Stored entries:
----

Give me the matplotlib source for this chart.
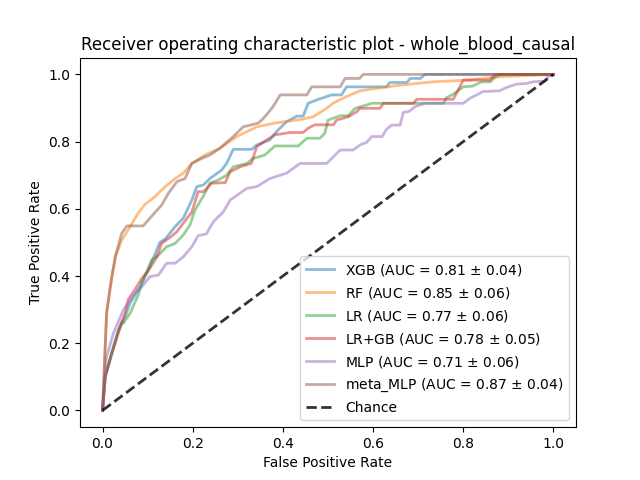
import matplotlib
matplotlib.use("Agg")
import matplotlib.pyplot as plt

title = "Receiver operating characteristic plot - whole_blood_causal"
names = ["XGB", "RF", "LR", "LR+GB", "MLP", "meta_MLP"]
aucs = [0.81, 0.85, 0.77, 0.78, 0.71, 0.87]
auc_sds = [0.04, 0.06, 0.06, 0.05, 0.06, 0.04]

xgb_fpr = [0, 0.006, 0.02, 0.035, 0.05, 0.061, 0.083, 0.105, 0.127, 0.139, 0.161, 0.179, 0.198, 0.209, 0.224, 0.238, 0.264, 0.275, 0.29, 0.331, 0.342, 0.371, 0.386, 0.408, 0.431, 0.445, 0.456, 0.475, 0.508, 0.53, 0.541, 0.63, 0.637, 0.675, 0.682, 0.705, 0.715, 1.0]
xgb_tpr = [0, 0.10, 0.17, 0.239, 0.279, 0.319, 0.368, 0.428, 0.50, 0.51, 0.547, 0.572, 0.626, 0.666, 0.671, 0.69, 0.715, 0.735, 0.777, 0.777, 0.79, 0.805, 0.83, 0.859, 0.876, 0.876, 0.914, 0.924, 0.939, 0.939, 0.963, 0.963, 0.976, 0.976, 0.988, 0.988, 1.0, 1.0]

rf_fpr = [0, 0.009, 0.02, 0.03, 0.0425, 0.061, 0.079, 0.094, 0.116, 0.139, 0.161, 0.179, 0.198, 0.227, 0.26, 0.298, 0.342, 0.386, 0.44, 0.467, 0.497, 0.512, 0.541, 0.571, 0.615, 0.66, 0.733, 0.808, 0.881, 1.0]
rf_tpr = [0, 0.29, 0.398, 0.462, 0.507, 0.547, 0.587, 0.613, 0.636, 0.666, 0.69, 0.706, 0.735, 0.76, 0.78, 0.815, 0.844, 0.856, 0.866, 0.874, 0.899, 0.915, 0.934, 0.951, 0.96, 0.968, 0.978, 0.983, 0.993, 1.0]

lr_fpr = [0, 0.006, 0.02, 0.035, 0.0425, 0.046, 0.061, 0.079, 0.087, 0.109, 0.124, 0.142, 0.161, 0.179, 0.194, 0.205, 0.227, 0.238, 0.257, 0.275, 0.29, 0.32, 0.334, 0.36, 0.382, 0.434, 0.453, 0.482, 0.493, 0.50, 0.527, 0.545, 0.56, 0.586, 0.597, 0.756, 0.763, 0.778, 0.8, 0.82, 0.841, 0.86, 0.874, 0.885, 1.0]
lr_tpr = [0, 0.10, 0.17, 0.235, 0.264, 0.259, 0.289, 0.343, 0.378, 0.448, 0.462, 0.487, 0.497, 0.522, 0.552, 0.596, 0.646, 0.676, 0.686, 0.70, 0.725, 0.735, 0.75, 0.76, 0.787, 0.787, 0.81, 0.81, 0.825, 0.864, 0.877, 0.877, 0.899, 0.909, 0.914, 0.914, 0.931, 0.941, 0.963, 0.965, 0.978, 0.978, 0.996, 1.0, 1.0]

lrgb_fpr = [0, 0.006, 0.02, 0.035, 0.05, 0.057, 0.072, 0.087, 0.1, 0.12, 0.131, 0.15, 0.165, 0.179, 0.198, 0.212, 0.224, 0.242, 0.272, 0.283, 0.305, 0.33, 0.342, 0.364, 0.382, 0.416, 0.445, 0.456, 0.471, 0.512, 0.519, 0.545, 0.564, 0.571, 0.615, 0.623, 0.689, 0.697, 0.778, 0.8, 0.859, 0.87, 1.0]
lrgb_tpr = [0, 0.10, 0.165, 0.23, 0.29, 0.33, 0.36, 0.393, 0.413, 0.455, 0.497, 0.515, 0.532, 0.557, 0.59, 0.651, 0.651, 0.676, 0.678, 0.71, 0.725, 0.735, 0.785, 0.805, 0.82, 0.827, 0.827, 0.84, 0.85, 0.85, 0.864, 0.874, 0.889, 0.899, 0.899, 0.914, 0.914, 0.926, 0.926, 0.983, 0.983, 1.0, 1.0]

mlp_fpr = [0, 0.009, 0.024, 0.046, 0.072, 0.087, 0.105, 0.124, 0.142, 0.161, 0.179, 0.198, 0.212, 0.23, 0.246, 0.268, 0.283, 0.32, 0.342, 0.371, 0.408, 0.438, 0.497, 0.512, 0.527, 0.556, 0.571, 0.586, 0.597, 0.62, 0.63, 0.641, 0.66, 0.667, 0.68, 0.693, 0.715, 0.80, 0.815, 0.83, 0.844, 0.88, 0.896, 0.918, 0.94, 0.955, 0.98, 0.988, 1.0]
mlp_tpr = [0, 0.16, 0.229, 0.299, 0.349, 0.368, 0.398, 0.403, 0.438, 0.438, 0.457, 0.487, 0.52, 0.525, 0.562, 0.591, 0.626, 0.661, 0.666, 0.69, 0.706, 0.735, 0.735, 0.755, 0.775, 0.775, 0.79, 0.798, 0.815, 0.815, 0.837, 0.849, 0.849, 0.887, 0.89, 0.904, 0.914, 0.914, 0.929, 0.939, 0.949, 0.951, 0.961, 0.971, 0.973, 0.978, 0.98, 0.993, 1.0]

meta_fpr = [0, 0.009, 0.0166, 0.028, 0.0425, 0.054, 0.09, 0.105, 0.131, 0.146, 0.165, 0.183, 0.198, 0.22, 0.238, 0.26, 0.29, 0.312, 0.345, 0.353, 0.367, 0.378, 0.394, 0.453, 0.464, 0.527, 0.538, 0.57, 0.578, 1.0]
meta_tpr = [0, 0.29, 0.36, 0.457, 0.527, 0.549, 0.549, 0.572, 0.611, 0.646, 0.681, 0.69, 0.735, 0.75, 0.76, 0.78, 0.815, 0.844, 0.855, 0.864, 0.885, 0.904, 0.939, 0.939, 0.963, 0.963, 0.988, 0.988, 1.0, 1.0]

fprs = [xgb_fpr, rf_fpr, lr_fpr, lrgb_fpr, mlp_fpr, meta_fpr]
tprs = [xgb_tpr, rf_tpr, lr_tpr, lrgb_tpr, mlp_tpr, meta_tpr]

fig, ax = plt.subplots(figsize=(6.4, 4.8), dpi=100)
for i, name in enumerate(names):
    ax.plot(fprs[i], tprs[i], color="C%d" % i, lw=2, alpha=0.5,
            label="%s (AUC = %0.2f $\\pm$ %0.2f)" % (name, aucs[i], auc_sds[i]))
ax.plot([0, 1], [0, 1], linestyle="--", lw=2, color="k", alpha=0.8, label="Chance")
ax.set_xlim(-0.05, 1.05)
ax.set_ylim(-0.05, 1.05)
ax.set_xlabel("False Positive Rate")
ax.set_ylabel("True Positive Rate")
ax.set_title(title)
ax.legend(loc="lower right")
fig.savefig("out.png", dpi=100)
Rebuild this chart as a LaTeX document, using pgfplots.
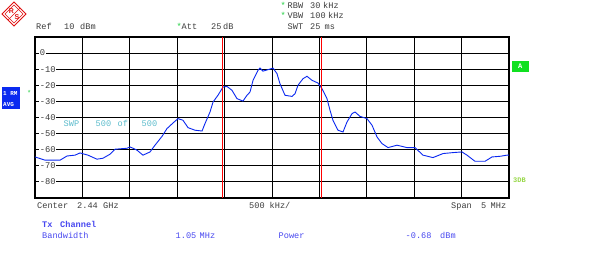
\documentclass[border=0pt]{standalone}
\usepackage{fontspec}
\setmainfont{Liberation Mono}
\newfontfamily\sansf{Liberation Sans}
\usepackage{pgfplots}
\pgfplotsset{compat=1.18}
\definecolor{txtgray}{HTML}{3C3C3C}
\definecolor{trace}{HTML}{0A28F0}
\definecolor{chblue}{HTML}{4848F0}
\definecolor{swp}{HTML}{5CBCCC}
\definecolor{boxblue}{HTML}{0A2AF0}
\definecolor{agreen}{HTML}{10E020}
\definecolor{dbgreen}{HTML}{98D848}
\definecolor{astgreen}{HTML}{20D040}
\definecolor{logored}{HTML}{E01010}
\newcommand\T[4]{\node[anchor=base west, inner sep=0pt, text=#1, font=\fontsize{8.6}{10}\selectfont] at (#2,{275-#3}) {#4};}
\begin{document}
\begin{tikzpicture}[x=1pt,y=1pt]
\useasboundingbox (0,0) rectangle (605,275);
\fill[white] (0,0) rectangle (605,275);
\begin{axis}[
  at={(35pt,77pt)}, anchor=south west,
  scale only axis, width=474pt, height=161pt,
  xmin=-2.5, xmax=2.5, ymin=-90, ymax=10,
  xtick={-2,-1.5,-1,-0.5,0,0.5,1,1.5,2},
  ytick={-80,-70,-60,-50,-40,-30,-20,-10,0},
  xticklabels={},
  grid=major,
  major grid style={black, line width=1pt},
  axis line style={black, line width=2.5pt},
  major tick length=0pt,
  /pgf/number format/assume math mode=true,
  yticklabel style={anchor=west, xshift=4pt, fill=white, inner sep=0.6pt,
    font=\fontsize{8.8}{10}\selectfont, text=txtgray},
]
\addplot[trace, line width=0.9pt, mark=none] coordinates {
(-2.500,-64.5) (-2.468,-65.1) (-2.395,-66.5) (-2.236,-66.5) (-2.162,-63.9)
(-2.078,-63.4) (-2.025,-62.0) (-1.941,-63.4) (-1.846,-65.9) (-1.783,-65.3)
(-1.709,-62.8) (-1.656,-59.7) (-1.529,-59.1) (-1.498,-58.3) (-1.466,-59.1)
(-1.424,-60.3) (-1.361,-63.4) (-1.287,-61.4) (-1.234,-57.2) (-1.160,-51.7)
(-1.108,-46.9) (-1.044,-43.4) (-0.992,-40.7) (-0.939,-41.7) (-0.886,-46.3)
(-0.812,-47.9) (-0.738,-48.4) (-0.707,-43.8) (-0.654,-36.6) (-0.622,-30.4)
(-0.570,-26.2) (-0.517,-21.1) (-0.475,-20.7) (-0.422,-23.1) (-0.369,-28.3)
(-0.306,-29.8) (-0.264,-26.2) (-0.232,-24.2) (-0.200,-16.9) (-0.148,-10.7)
(-0.127,-9.3) (-0.095,-11.2) (-0.042,-10.3) (0.011,-9.3) (0.053,-12.8)
(0.084,-19.0) (0.137,-26.2) (0.211,-26.9) (0.243,-25.2) (0.274,-20.0)
(0.327,-15.9) (0.369,-14.4) (0.422,-16.9) (0.485,-18.6) (0.527,-22.1)
(0.580,-28.3) (0.612,-35.5) (0.643,-41.7) (0.696,-47.9) (0.749,-49.0)
(0.791,-42.8) (0.844,-37.6) (0.876,-36.6) (0.928,-39.3) (1.002,-40.7)
(1.055,-44.8) (1.108,-52.1) (1.160,-56.2) (1.224,-58.7) (1.319,-57.2)
(1.424,-58.7) (1.508,-58.7) (1.593,-63.4) (1.698,-64.9) (1.804,-62.4)
(1.909,-61.8) (2.004,-61.4) (2.057,-63.4) (2.141,-67.2) (2.247,-67.2)
(2.321,-64.5) (2.405,-64.1) (2.479,-63.4) (2.500,-63.4)
};
\addplot[red, line width=1.3pt, mark=none] coordinates {(-0.525,-90) (-0.525,10)};
\addplot[red, line width=1.3pt, mark=none] coordinates {(0.525,-90) (0.525,10)};
\end{axis}
% header
\T{txtgray}{36}{30}{Ref}
\T{txtgray}{64}{30}{10}
\T{txtgray}{80}{30}{dBm}
\T{astgreen}{176.5}{30}{*}
\T{txtgray}{181.5}{30}{Att}
\T{txtgray}{211}{30}{25}
\T{txtgray}{223}{30}{dB}
\T{astgreen}{280.5}{8.5}{*}
\T{txtgray}{287.5}{8.5}{RBW}
\T{txtgray}{310}{8.5}{30}
\T{txtgray}{323}{8.5}{kHz}
\T{astgreen}{280.5}{19}{*}
\T{txtgray}{287.5}{19}{VBW}
\T{txtgray}{310}{19}{100}
\T{txtgray}{328}{19}{kHz}
\T{txtgray}{287.5}{29.5}{SWT}
\T{txtgray}{310}{29.5}{25}
\T{txtgray}{324.5}{29.5}{ms}
% sweep text
\T{swp}{63.5}{126.5}{SWP}
\T{swp}{95.5}{126.5}{500}
\T{swp}{117.5}{126.5}{of}
\T{swp}{141.5}{126.5}{500}
% footer
\T{txtgray}{37}{208.5}{Center}
\T{txtgray}{77}{208.5}{2.44}
\T{txtgray}{103}{208.5}{GHz}
\T{txtgray}{249}{208.5}{500}
\T{txtgray}{269.5}{208.5}{kHz/}
\T{txtgray}{451}{208.5}{Span}
\T{txtgray}{481}{208.5}{5}
\T{txtgray}{490.5}{208.5}{MHz}
\T{chblue}{42}{227.5}{\textbf{Tx}}
\T{chblue}{60}{227.5}{\textbf{Channel}}
\T{chblue}{42}{238.5}{Bandwidth}
\T{chblue}{175.5}{238.5}{1.05}
\T{chblue}{199.5}{238.5}{MHz}
\T{chblue}{278.5}{238.5}{Power}
\T{chblue}{405.5}{238.5}{-0.68}
\T{chblue}{440}{238.5}{dBm}
% left trace box
\fill[boxblue] (2,{275-87}) rectangle (20,{275-109});
\node[anchor=base west, inner sep=0pt, text=white, font=\fontsize{6}{7}\selectfont\bfseries] at (3,{275-96}) {1 RM};
\node[anchor=base west, inner sep=0pt, text=white, font=\fontsize{6}{7}\selectfont\bfseries] at (3,{275-106.5}) {AVG};
\node[anchor=base west, inner sep=0pt, text=astgreen, font=\fontsize{7}{8}\selectfont] at (27,{275-96}) {*};
% right markers
\fill[agreen] (511.5,{275-61}) rectangle (529,{275-72});
\node[text=white, inner sep=0pt, font=\fontsize{7}{8}\selectfont\bfseries] at (520.2,{275-66.5}) {A};
\node[anchor=base west, inner sep=0pt, text=dbgreen, font=\fontsize{7}{8}\selectfont\bfseries] at (513,{275-183}) {3DB};
% logo
\draw[logored, line width=0.9pt] (14,273) -- (26,261) -- (14,249) -- (2,261) -- cycle;
\draw[logored, line width=0.6pt] (14,270) -- (23,261) -- (14,252) -- (5,261) -- cycle;
\draw[logored, line width=0.6pt] (8,255) -- (20,267);
\node[text=logored, inner sep=0pt, font=\sansf\fontsize{7}{8}\selectfont\bfseries] at (11.5,264) {R};
\node[text=logored, inner sep=0pt, font=\sansf\fontsize{7}{8}\selectfont\bfseries] at (17,257.5) {S};
\end{tikzpicture}
\end{document}
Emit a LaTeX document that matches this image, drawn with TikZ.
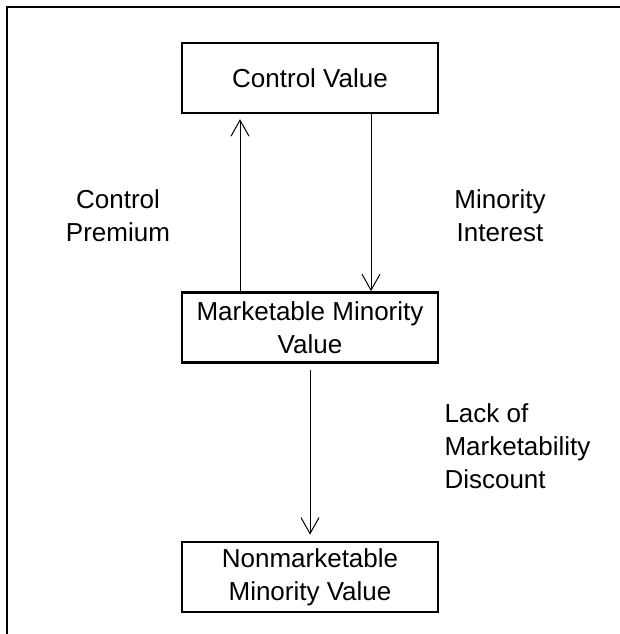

----

» **EXERCISE**
Write out again, exactly, the lines from the start of the listing up to the line containing "0.976, 0.988, 0.988, 1.0, 1.0]", with both ends and without pictures.

» **EXERCISE RESPONSE**
Give me the matplotlib source for this chart.
import matplotlib
matplotlib.use("Agg")
import matplotlib.pyplot as plt

title = "Receiver operating characteristic plot - whole_blood_causal"
names = ["XGB", "RF", "LR", "LR+GB", "MLP", "meta_MLP"]
aucs = [0.81, 0.85, 0.77, 0.78, 0.71, 0.87]
auc_sds = [0.04, 0.06, 0.06, 0.05, 0.06, 0.04]

xgb_fpr = [0, 0.006, 0.02, 0.035, 0.05, 0.061, 0.083, 0.105, 0.127, 0.139, 0.161, 0.179, 0.198, 0.209, 0.224, 0.238, 0.264, 0.275, 0.29, 0.331, 0.342, 0.371, 0.386, 0.408, 0.431, 0.445, 0.456, 0.475, 0.508, 0.53, 0.541, 0.63, 0.637, 0.675, 0.682, 0.705, 0.715, 1.0]
xgb_tpr = [0, 0.10, 0.17, 0.239, 0.279, 0.319, 0.368, 0.428, 0.50, 0.51, 0.547, 0.572, 0.626, 0.666, 0.671, 0.69, 0.715, 0.735, 0.777, 0.777, 0.79, 0.805, 0.83, 0.859, 0.876, 0.876, 0.914, 0.924, 0.939, 0.939, 0.963, 0.963, 0.976, 0.976, 0.988, 0.988, 1.0, 1.0]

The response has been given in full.